Regia di Béla Tarr vedi scheda film
Tarr si confronta con il genere noir confermando la sua inarrivabile maestria.
I personaggi si muovono all'interno di elaboratissimi piani sequenza geometrici e privi di qualsivoglia casualità (ogni taglio di inquadratura è perfetto e ogni granello di polvere è studiato e al suo posto) e dove è il suono a dettare il tempo con una ripetitività di battiti (cardiaci) e a ridefinire di volta in volta gli spazi scenici (creando ad esempio una sorprendente armonia strutturale nei passaggi tra interno ed esterno). Perché di scena si tratta: l'impeccabile ambientazione crea quasi un'unità di luogo, con il faro quale centro dell'uragano attorno al quale ruotano vorticosamente glii attori della vicenda e le diramazioni sono sempre stanze confinanti.

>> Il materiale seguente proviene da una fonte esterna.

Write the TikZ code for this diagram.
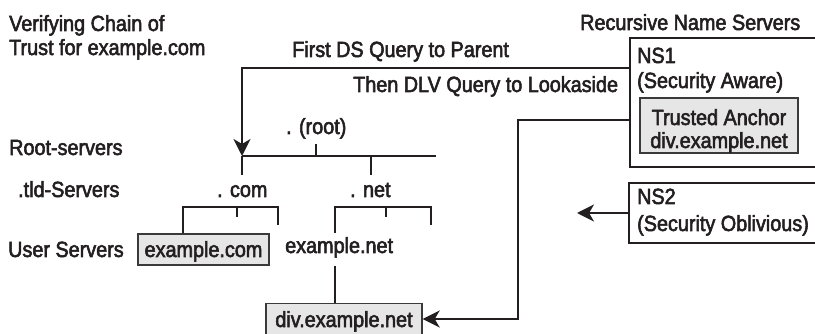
\documentclass[tikz,border=0pt]{standalone}
\usepackage{fontspec}
\setmainfont{Liberation Sans}[FakeStretch=0.9,FakeBold=2.5]
\usetikzlibrary{arrows.meta,calc}
\definecolor{ink}{HTML}{231F20}
\definecolor{boxfill}{HTML}{E6E6E6}
\definecolor{boxline}{HTML}{3A3A3A}
\begin{document}
\begin{tikzpicture}[x=1pt,y=-1pt,
  txt/.style={anchor=base west, inner sep=0pt, font=\fontsize{22}{24}\selectfont, text=ink},
  ctxt/.style={anchor=base, inner sep=0pt, font=\fontsize{22}{24}\selectfont, text=ink},
  nsbox/.style={draw=ink, line width=2pt, inner sep=0pt},
  graybox/.style={draw=boxline, fill=boxfill, line width=1.4pt, inner sep=0pt},
  flow/.style={draw=ink, line width=2.3pt, -{Stealth[length=17pt,width=17pt,inset=5pt]}},
  tree/.style={draw=ink, line width=1.5pt}]
\useasboundingbox (0,0) rectangle (815,334);
\fill[white] (0,0) rectangle (815,334);

% left labels
\node[txt] (v1) at (9,31) {Verifying Chain of};
\node[txt] (v2) at (9,55) {Trust for example.com};
\node[txt] (lroot) at (9,155) {Root-servers};
\node[txt] (ltld) at (18,197) {.tld-Servers};
\node[txt] (luser) at (8,257) {User Servers};

% query labels
\node[txt] (qds) at (292,57) {First DS Query to Parent};
\node[txt] (qdlv) at (353,92) {Then DLV Query to Lookaside};

% recursive name servers
\node[txt] (rns) at (580,30) {Recursive Name Servers};
\node[nsbox, minimum width=190pt, minimum height=129pt] (ns1) at (725,102.5) {};
\node[txt] (ns1a) at (637,63) {NS1};
\node[txt] (ns1b) at (637,88) {(Security Aware)};
\node[graybox, minimum width=158pt, minimum height=55pt] (ta) at (719,125.5) {};
\node[ctxt] (ta1) at (719,125) {Trusted Anchor};
\node[ctxt] (ta2) at (719,148) {div.example.net};

\node[nsbox, minimum width=190pt, minimum height=60pt] (ns2) at (724,213) {};
\node[txt] (ns2a) at (637,204) {NS2};
\node[txt] (ns2b) at (637,231) {(Security Oblivious)};

% tree
\node[txt] (root) at (286,134) {. (root)};
\node[txt] (com) at (217,197) {. com};
\node[txt] (net) at (350,197) {. net};
\node[graybox, minimum width=131pt, minimum height=31pt] (excom) at (203.5,249.5) {};
\node[ctxt] (excomt) at (203.5,257) {example.com};
\node[txt] (exnet) at (285,253) {example.net};
\node[graybox, minimum width=156pt, minimum height=31pt] (divnet) at (344,319) {};
\node[ctxt] (divnett) at (344,327) {div.example.net};

\coordinate (rootL) at (242,156);
\coordinate (rootR) at (436,156);
\coordinate (rootS) at (316,144);
\coordinate (comS) at (242,175);
\coordinate (netS) at (371,175);
\coordinate (comL) at (183,207);
\coordinate (comR) at (278,207);
\coordinate (netL) at (335,207);
\coordinate (netR) at (431,207);

\draw[tree] (rootL) -- (rootR);
\draw[tree] (rootS) -- (rootS |- rootL);
\draw[tree] (comS |- rootL) -- (comS);
\draw[tree] (netS |- rootL) -- (netS);

\draw[tree] (excom.north -| comL) |- (comR) -- ++(0,18);
\draw[tree] (237,207) -- (237,217);
\draw[tree] (netL |- 0,233) |- (netR) -- ++(0,18);
\draw[tree] (386,207) -- (386,217);
\draw[tree] (335,266) -- (divnet.north -| 335,0);

% flows
\coordinate (dsy) at (0,68);
\coordinate (dlvy) at (0,120);
\coordinate (dlvc) at (518,319);
\coordinate (ns2end) at (577,213);
\draw[flow] (ns1.west |- dsy) -| (rootL);
\draw[flow] (ns1.west |- dlvy) -| (dlvc) -- (divnet.east);
\draw[flow] (ns2.west) -- (ns2end);
\end{tikzpicture}
\end{document}
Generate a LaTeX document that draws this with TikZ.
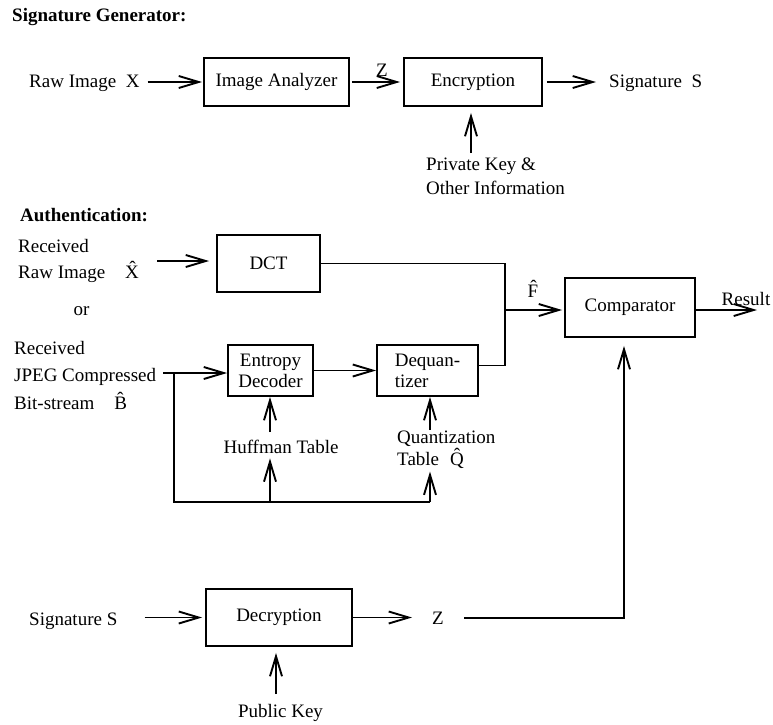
\documentclass[tikz,border=0pt]{standalone}
\usepackage{fontspec}
\setmainfont{Liberation Serif}
\usetikzlibrary{arrows.meta}

\newcommand{\figfont}{\fontsize{19}{21}\selectfont}

\tikzset{
  blk/.style={draw, line width=1.9pt, inner sep=0pt, align=center},
  lbl/.style={inner sep=0pt},
  wire/.style={line width=1.9pt},
  arr/.style={wire, -{Straight Barb[length=20pt, width=12pt, line width=1.9pt]}}
}

\begin{document}
\begin{tikzpicture}[x=1pt, y=-1pt, font=\figfont]
\useasboundingbox (0,0) rectangle (773,724);

\node[lbl, anchor=base west, font=\figfont\bfseries] (gentitle) at (12,21) {Signature Generator:};
\node[lbl, anchor=base west] (rawx) at (29,87) {Raw Image\ \ X};
\node[blk, minimum width=145pt, minimum height=48pt] (ana) at (276.5,82) {Image Analyzer};
\node[blk, minimum width=138pt, minimum height=48pt] (enc) at (473,82) {Encryption};
\node[lbl, anchor=base] (zt) at (382,76) {Z};
\node[lbl, anchor=base west] (sigt) at (609,87) {Signature\ \ S};
\node[lbl, anchor=west, align=left, font=\fontsize{19}{24}\selectfont] (pk) at (426,176) {Private Key \&\\Other Information};
\coordinate (pkin) at (471,153);

\draw[arr, shorten <=8pt, shorten >=1pt] (rawx.east |- ana.west) -- (ana.west);
\draw[arr, shorten <=2pt, shorten >=3pt] (ana.east) -- (enc.west);
\draw[arr, shorten <=4pt, shorten >=13pt] (enc.east) -- (sigt.west |- enc.east);
\draw[arr, shorten >=6pt] (pkin) -- (pkin |- enc.south);

\node[lbl, anchor=base west, font=\figfont\bfseries] (authtitle) at (20,221) {Authentication:};
\node[lbl, anchor=west, align=left, font=\fontsize{19}{26}\selectfont] (rawin) at (18,261) {Received\\Raw Image\hspace{20pt}\^X};
\node[blk, minimum width=103pt, minimum height=57pt] (dct) at (268.5,263.5) {DCT};
\node[lbl, anchor=base] (orlbl) at (81.5,315) {or};
\node[lbl, anchor=west, align=left, font=\fontsize{19}{27.5}\selectfont] (jpeg) at (14,375) {Received\\JPEG Compressed\\Bit-stream\hspace{20pt}\^B};
\node[blk, minimum width=85pt, minimum height=51pt] (ent) at (270.5,370.5) {Entropy\\Decoder};
\node[blk, minimum width=101pt, minimum height=51pt, align=left] (deq) at (427.5,370.5) {Dequan-\\tizer};
\node[lbl, anchor=base] (huff) at (281,453) {Huffman Table};
\node[lbl, anchor=west, align=left, font=\fontsize{19}{22}\selectfont] (quant) at (397,449.5) {Quantization\\Table\hspace{11pt}\^Q};
\node[blk, minimum width=130pt, minimum height=59pt] (cmp) at (630,307.5) {Comparator};
\node[lbl, anchor=base] (fhat) at (533,297) {\^F};
\node[lbl, anchor=base] (res) at (746,305) {Result};

\coordinate (split) at (174,373);
\coordinate (lpa) at (174,502);
\coordinate (lpb) at (430,502);
\coordinate (hin) at (270,432);
\coordinate (qin) at (430,430);
\coordinate (jn) at (505,310);
\coordinate (resout) at (757,310);

\draw[arr, shorten <=18pt, shorten >=7pt] (rawin.east) -- (rawin.east -| dct.west);
\draw[arr, shorten <=7pt] (jpeg.east |- split) -- (split -| ent.west);
\draw[arr] (ent.east) -- (deq.west);
\draw[arr] (hin) -- (hin |- ent.south);
\draw[arr] (qin) -- (qin |- deq.south);
\draw[wire] (split) -- (lpa) -- (lpb);
\draw[arr, shorten >=5pt] (lpa -| hin) -- (hin |- huff.south);
\draw[arr, shorten >=3pt] (lpb) -- (lpb |- quant.south);
\draw[wire] (dct.east) -| (jn) |- ([yshift=5pt]deq.east);
\draw[arr, shorten >=2pt] (jn) -- (jn -| cmp.west);
\draw[arr] (cmp.east |- resout) -- (resout);

\node[lbl, anchor=base west] (sigin) at (29,625) {Signature S};
\node[blk, minimum width=146pt, minimum height=57pt] (dec) at (279,617.5) {Decryption};
\node[lbl, anchor=base] (zout) at (438,624) {Z};
\node[lbl, anchor=base] (pub) at (280.5,717) {Public Key};
\coordinate (zc) at (624,618);
\coordinate (pin) at (276,694);

\draw[arr, shorten <=27pt, shorten >=3pt] (sigin.east |- dec.west) -- (dec.west);
\draw[arr, shorten >=20pt] (dec.east) -- (zout.west |- dec.east);
\draw[arr, shorten <=20pt, shorten >=8pt] (zout.east |- zc) -- (zc) -- (zc |- cmp.south);
\draw[arr, shorten >=6pt] (pin) -- (pin |- dec.south);
\end{tikzpicture}
\end{document}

Noi siamo calati dal regista all'interno della vicenda come spettatori disinformati sui fatti che brancolano nell'immagine dietro alla telecamera alla ricerca di indizi. Spesso la costruzione gioca a nascondere e a svelare successivamente (più di una volta l'inquadratura parte dalla schiena del protagonista e solo un successivo movimento di camera ci rivela davanti a lui l'interlocutore. Per non parlare della scena del capanno, dove veniamo letteralmente chiusi fuori).
Il distacco morale di quanto mostrato non (ci) offre appigli salvo quando nel finale la pietà entra sotto forma di luce a celare pudicamente il dolore dell'unica vera vittima della vicenda.